Matthew Parris is joined by the founder of Kids' Company, the psychotherapist Camila Batmanghelidjh, to discuss the life of her Victorian equivalent, Mary Carpenter.
Mary Carpenter developed theories for helping deprived and criminalised children through the experience of running schools and reformatories in Bristol in the mid-nineteenth century. She became very influential as MPs turned to her for advice on educational and penal reform regarding children. Her guiding principle was that the treatment of troubled children should be based on the love of the child, not on ideas of punishment or retribution.
Camila Batmanghelidjh founded Kids' Company to offer practical support 'and love' to vulnerable inner city children who may lack it from their families. She was surprised to discover how closely Mary Carpenter's beliefs mirror her own, one hundred and fifty years on, and how many of the problems Mary Carpenter described remain unchanged. Camila finds Dickensian conditions in the homes of South London children now, with filthy conditions, parents who are intoxicated and drugs being used to control or pacify children. These scenes would have been familiar to Mary Carpenter as she visited families in the slums of Bristol.
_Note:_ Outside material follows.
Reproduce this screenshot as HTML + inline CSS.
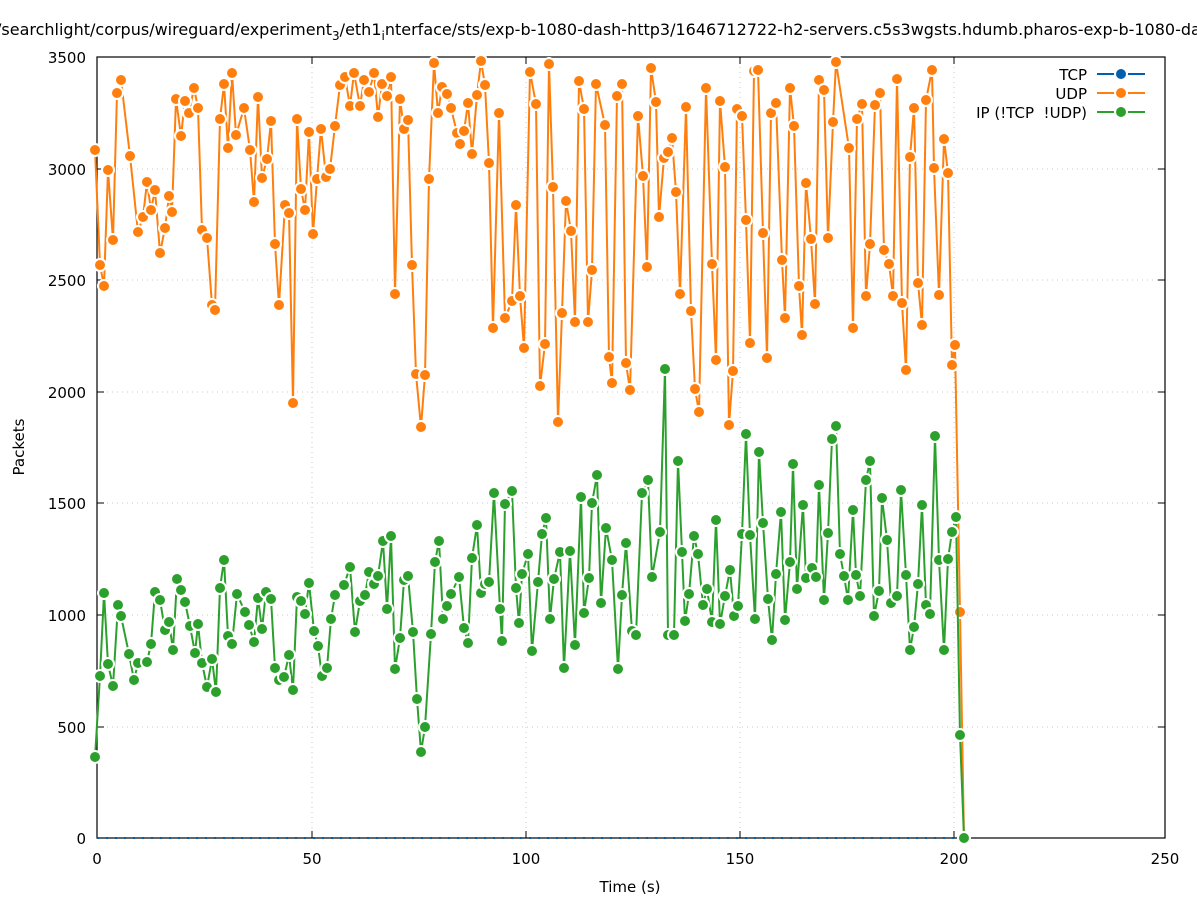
<!DOCTYPE html>
<html><head><meta charset="utf-8"><style>
html,body{margin:0;padding:0;background:#fff;}
svg{display:block;font-family:"DejaVu Sans","Liberation Sans",sans-serif;}
</style></head><body>
<svg id="s" width="1197" height="900" viewBox="0 0 1197 900" xmlns="http://www.w3.org/2000/svg">
<rect width="1197" height="900" fill="#fff"/>
<g stroke="#c8c8c8" stroke-width="1" stroke-dasharray="1,4">
<line x1="97" y1="727" x2="1165" y2="727"/><line x1="97" y1="615" x2="1165" y2="615"/>
<line x1="97" y1="503" x2="1165" y2="503"/><line x1="97" y1="392" x2="1165" y2="392"/>
<line x1="97" y1="280" x2="1165" y2="280"/><line x1="97" y1="169" x2="1165" y2="169"/>
<line x1="312" y1="57" x2="312" y2="838"/><line x1="526" y1="57" x2="526" y2="838"/>
<line x1="740" y1="57" x2="740" y2="838"/><line x1="954" y1="57" x2="954" y2="838"/>
</g>
<rect x="97" y="57" width="1068" height="781" fill="none" stroke="#000" stroke-width="1.2"/>
<g stroke="#000" stroke-width="1">
<line x1="97" y1="727" x2="104" y2="727"/><line x1="97" y1="615" x2="104" y2="615"/><line x1="97" y1="503" x2="104" y2="503"/><line x1="97" y1="392" x2="104" y2="392"/><line x1="97" y1="280" x2="104" y2="280"/><line x1="97" y1="169" x2="104" y2="169"/>
<line x1="1165" y1="727" x2="1158" y2="727"/><line x1="1165" y1="615" x2="1158" y2="615"/><line x1="1165" y1="503" x2="1158" y2="503"/><line x1="1165" y1="392" x2="1158" y2="392"/><line x1="1165" y1="280" x2="1158" y2="280"/><line x1="1165" y1="169" x2="1158" y2="169"/>
<line x1="312" y1="838" x2="312" y2="831"/><line x1="526" y1="838" x2="526" y2="831"/><line x1="740" y1="838" x2="740" y2="831"/><line x1="954" y1="838" x2="954" y2="831"/>
<line x1="312" y1="57" x2="312" y2="64"/><line x1="526" y1="57" x2="526" y2="64"/><line x1="740" y1="57" x2="740" y2="64"/><line x1="954" y1="57" x2="954" y2="64"/>
</g>
<g font-size="15" fill="#000" text-anchor="end">
<text x="86" y="844">0</text><text x="86" y="733">500</text><text x="86" y="621">1000</text><text x="86" y="509">1500</text><text x="86" y="398">2000</text><text x="86" y="286">2500</text><text x="86" y="175">3000</text><text x="86" y="63">3500</text>
</g>
<g font-size="15" fill="#000" text-anchor="middle">
<text x="97" y="864">0</text><text x="312" y="864">50</text><text x="526" y="864">100</text><text x="740" y="864">150</text><text x="954" y="864">200</text><text x="1165" y="864">250</text>
<text x="630" y="892">Time (s)</text>
<text transform="translate(24,447) rotate(-90)">Packets</text>
</g>
<text x="-4" y="35" font-size="16" fill="#000">/searchlight/corpus/wireguard/experiment<tspan font-size="12" dy="5">3</tspan><tspan dy="-5">/eth1</tspan><tspan font-size="12" dy="5">i</tspan><tspan dy="-5">nterface/sts/exp-b-1080-dash-http3/1646712722-h2-servers.c5s3wgsts.hdumb.pharos-exp-b-1080-dash</tspan></text>
<g id="plot"></g>
<g font-size="15" fill="#000" text-anchor="end">
<text x="1087" y="80">TCP</text><text x="1087" y="99">UDP</text><text x="1087" y="118" xml:space="preserve">IP (!TCP  !UDP)</text>
</g>
<g stroke-width="2">
<line x1="1097" y1="74" x2="1145" y2="74" stroke="#0060ad"/><circle cx="1121" cy="74" r="6" fill="#0060ad" stroke="#fff" stroke-width="2"/>
<line x1="1097" y1="93" x2="1145" y2="93" stroke="#ff7f0e"/><circle cx="1121" cy="93" r="6" fill="#ff7f0e" stroke="#fff" stroke-width="2"/>
<line x1="1097" y1="112" x2="1145" y2="112" stroke="#2ca02c"/><circle cx="1121" cy="112" r="6" fill="#2ca02c" stroke="#fff" stroke-width="2"/>
</g>
</svg>
<script>
var U=[[95,150],[100,265],[104,286],[108,170],[113,240],[117,93],[121,80],[130,156],[138,232],[143,217],[147,182],[151,210],[155,190],[160,253],[165,228],[169,196],[172,212],[176,99],[181,136],[185,101],[189,113],[194,88],[198,108],[202,230],[207,238],[212,305],[215,310],[220,119],[224,84],[228,148],[232,73],[236,135],[244,108],[250,150],[254,202],[258,97],[262,178],[267,159],[271,121],[275,244],[279,305],[285,205],[289,213],[293,403],[297,119],[301,189],[305,210],[309,132],[313,234],[317,179],[321,129],[326,177],[330,169],[335,126],[340,85],[345,77],[350,106],[354,73],[360,106],[364,80],[369,92],[374,73],[378,117],[382,84],[387,96],[391,77],[395,294],[400,99],[404,129],[408,120],[412,265],[416,374],[421,427],[425,375],[429,179],[434,63],[438,113],[442,87],[447,94],[451,108],[457,133],[460,144],[464,131],[468,103],[472,154],[477,95],[481,61],[485,85],[489,163],[493,328],[499,113],[505,318],[512,301],[516,205],[520,296],[524,348],[530,72],[536,104],[540,386],[545,344],[549,64],[553,187],[558,422],[562,313],[566,201],[571,231],[575,322],[579,81],[584,109],[588,322],[592,270],[596,84],[605,125],[609,357],[612,383],[617,96],[622,84],[626,363],[630,390],[638,116],[643,176],[647,267],[651,68],[656,102],[659,217],[664,158],[668,152],[672,138],[676,192],[680,294],[686,107],[691,311],[695,389],[699,412],[706,88],[712,264],[716,360],[720,101],[725,167],[729,425],[733,371],[737,109],[742,116],[746,220],[750,343],[754,71],[758,70],[763,233],[767,358],[771,113],[776,103],[782,260],[785,318],[790,88],[794,126],[799,286],[802,335],[806,183],[811,239],[815,304],[819,80],[824,90],[828,238],[833,122],[836,62],[849,148],[853,328],[857,119],[862,104],[866,296],[870,244],[875,105],[880,93],[884,250],[889,264],[893,296],[897,79],[902,303],[906,370],[910,157],[914,108],[918,283],[922,325],[926,100],[932,70],[934,168],[939,295],[944,139],[948,173],[952,365],[955,345],[960,612],[964,838]];
var G=[[95,757],[100,676],[104,593],[108,664],[113,686],[118,605],[121,616],[129,654],[134,680],[138,663],[147,662],[151,644],[155,592],[160,600],[165,630],[169,622],[173,650],[177,579],[181,590],[185,602],[190,626],[195,653],[198,624],[202,663],[207,687],[212,659],[216,692],[220,588],[224,560],[228,636],[232,644],[237,594],[245,612],[249,625],[254,642],[258,598],[262,629],[266,592],[271,599],[275,668],[279,680],[284,677],[289,655],[293,690],[297,597],[301,601],[305,614],[309,583],[314,631],[318,646],[322,676],[327,668],[331,619],[335,595],[344,585],[350,567],[355,632],[360,601],[365,595],[369,572],[374,584],[378,576],[383,541],[387,609],[391,536],[395,669],[400,638],[404,580],[408,576],[413,632],[417,699],[421,752],[425,727],[431,634],[435,562],[439,541],[443,619],[447,606],[451,594],[459,577],[464,628],[468,643],[472,558],[477,525],[481,593],[485,584],[489,582],[494,493],[500,609],[502,641],[505,504],[512,491],[516,588],[519,623],[522,574],[528,554],[532,651],[538,582],[542,534],[546,518],[550,619],[554,579],[560,552],[564,668],[570,551],[575,645],[581,497],[584,613],[589,578],[592,503],[597,475],[601,603],[606,528],[612,560],[618,669],[622,595],[626,543],[632,631],[636,635],[642,493],[648,480],[652,577],[660,532],[665,369],[668,635],[674,635],[678,461],[682,552],[685,621],[689,594],[694,536],[698,554],[703,605],[707,589],[712,622],[716,520],[720,624],[725,596],[730,570],[734,616],[738,606],[742,534],[746,434],[750,535],[755,619],[759,452],[763,523],[768,599],[772,640],[776,574],[781,512],[785,620],[790,562],[793,464],[797,589],[803,505],[806,578],[812,568],[816,577],[819,485],[824,600],[828,533],[832,439],[836,426],[840,554],[844,576],[848,600],[853,510],[856,575],[860,596],[866,480],[870,461],[874,616],[879,591],[882,498],[887,540],[891,603],[897,596],[901,490],[906,575],[910,650],[914,627],[918,584],[922,505],[926,605],[930,614],[935,436],[939,560],[944,650],[948,559],[952,532],[956,517],[960,735],[964,838]];
var NS="http://www.w3.org/2000/svg",P=document.getElementById("plot");
function el(n,a){var e=document.createElementNS(NS,n);for(var k in a)e.setAttribute(k,a[k]);P.appendChild(e);return e;}
el("line",{x1:97,y1:838,x2:964,y2:838,stroke:"#0060ad","stroke-width":2,"stroke-dasharray":"2,7"});
function series(d,c){el("polyline",{points:d.map(function(p){return p.join(",")}).join(" "),fill:"none",stroke:c,"stroke-width":2,"stroke-linejoin":"round"});
d.forEach(function(p){el("circle",{cx:p[0],cy:p[1],r:6,fill:c,stroke:"#fff","stroke-width":2});});}
series(U,"#ff7f0e");series(G,"#2ca02c");
</script>
</body></html>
The parallels between the two women are striking: both exhibited a gift for dealing with children at an early age; both decided to devote their lives to the cause, eschewing a family life of their own; both have had to spend time raising money and advocating on behalf of the children they represent.
Matthew and Camila are joined by biographer and historian Carla Contractor in this fascinating and moving programme.